Required work:
Starting with the first line below, extract each line through the one that contains "import plotly.graph_objects as go", inclusive, excluding pictures.

——————

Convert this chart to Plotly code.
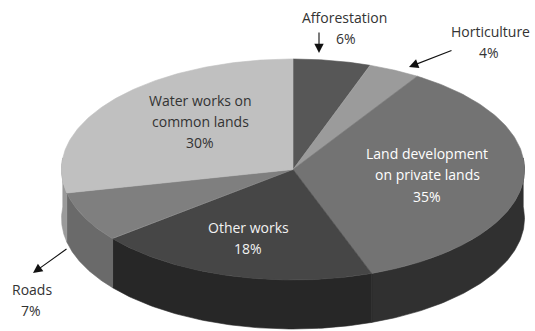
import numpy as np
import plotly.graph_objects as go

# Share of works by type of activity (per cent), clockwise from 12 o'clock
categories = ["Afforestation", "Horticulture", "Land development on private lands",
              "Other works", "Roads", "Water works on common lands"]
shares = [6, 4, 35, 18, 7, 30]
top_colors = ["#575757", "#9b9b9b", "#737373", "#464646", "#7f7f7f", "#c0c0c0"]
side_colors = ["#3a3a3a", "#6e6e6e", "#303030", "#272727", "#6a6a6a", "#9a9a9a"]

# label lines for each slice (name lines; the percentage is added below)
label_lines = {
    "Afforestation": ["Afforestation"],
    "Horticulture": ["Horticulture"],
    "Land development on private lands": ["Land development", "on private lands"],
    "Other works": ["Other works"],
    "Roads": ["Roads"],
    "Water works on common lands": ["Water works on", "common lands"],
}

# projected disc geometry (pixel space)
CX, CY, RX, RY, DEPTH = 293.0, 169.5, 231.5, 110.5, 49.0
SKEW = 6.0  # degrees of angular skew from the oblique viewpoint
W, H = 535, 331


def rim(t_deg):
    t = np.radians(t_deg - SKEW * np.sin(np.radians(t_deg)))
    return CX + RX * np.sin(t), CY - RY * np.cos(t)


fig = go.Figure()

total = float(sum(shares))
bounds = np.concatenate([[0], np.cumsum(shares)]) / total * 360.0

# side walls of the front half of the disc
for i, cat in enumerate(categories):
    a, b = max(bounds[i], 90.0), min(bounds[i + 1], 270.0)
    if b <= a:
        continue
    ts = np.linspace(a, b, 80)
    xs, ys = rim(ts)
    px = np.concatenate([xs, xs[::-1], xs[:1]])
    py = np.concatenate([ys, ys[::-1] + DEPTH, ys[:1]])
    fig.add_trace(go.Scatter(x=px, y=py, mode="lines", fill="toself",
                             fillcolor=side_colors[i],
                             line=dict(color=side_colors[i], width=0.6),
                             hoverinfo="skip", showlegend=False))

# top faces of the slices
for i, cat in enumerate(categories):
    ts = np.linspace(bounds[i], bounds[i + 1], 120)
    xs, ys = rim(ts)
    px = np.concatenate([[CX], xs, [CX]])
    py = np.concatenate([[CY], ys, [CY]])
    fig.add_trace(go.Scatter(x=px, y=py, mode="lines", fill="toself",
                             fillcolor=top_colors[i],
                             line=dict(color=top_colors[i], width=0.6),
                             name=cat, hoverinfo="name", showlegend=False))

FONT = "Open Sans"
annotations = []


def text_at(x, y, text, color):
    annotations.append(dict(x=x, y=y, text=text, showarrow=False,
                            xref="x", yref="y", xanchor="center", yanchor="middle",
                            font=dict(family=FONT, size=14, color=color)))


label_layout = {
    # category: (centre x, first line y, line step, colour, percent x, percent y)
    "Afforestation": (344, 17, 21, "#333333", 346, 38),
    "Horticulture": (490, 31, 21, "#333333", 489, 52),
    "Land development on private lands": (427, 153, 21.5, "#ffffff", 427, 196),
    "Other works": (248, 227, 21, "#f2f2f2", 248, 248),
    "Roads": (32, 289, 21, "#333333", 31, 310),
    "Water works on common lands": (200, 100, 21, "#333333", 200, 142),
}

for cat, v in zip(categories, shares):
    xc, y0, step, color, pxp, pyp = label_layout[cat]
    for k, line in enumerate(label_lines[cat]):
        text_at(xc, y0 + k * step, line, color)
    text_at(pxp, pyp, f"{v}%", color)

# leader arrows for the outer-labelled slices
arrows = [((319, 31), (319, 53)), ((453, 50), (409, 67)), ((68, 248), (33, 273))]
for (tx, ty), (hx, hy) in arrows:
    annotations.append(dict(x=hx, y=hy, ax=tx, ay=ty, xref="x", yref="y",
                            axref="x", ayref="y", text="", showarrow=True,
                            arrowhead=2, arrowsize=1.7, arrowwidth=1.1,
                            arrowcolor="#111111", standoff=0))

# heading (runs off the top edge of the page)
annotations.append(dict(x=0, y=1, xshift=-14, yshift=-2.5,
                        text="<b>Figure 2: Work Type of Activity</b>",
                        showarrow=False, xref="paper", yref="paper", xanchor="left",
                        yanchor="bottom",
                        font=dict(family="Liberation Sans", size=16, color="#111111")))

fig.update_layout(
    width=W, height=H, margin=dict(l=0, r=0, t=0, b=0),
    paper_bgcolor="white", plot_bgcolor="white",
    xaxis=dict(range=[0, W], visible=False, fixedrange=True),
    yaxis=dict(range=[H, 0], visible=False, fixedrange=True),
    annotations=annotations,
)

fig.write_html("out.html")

——————

Task output:
Convert this chart to Plotly code.
import numpy as np
import plotly.graph_objects as go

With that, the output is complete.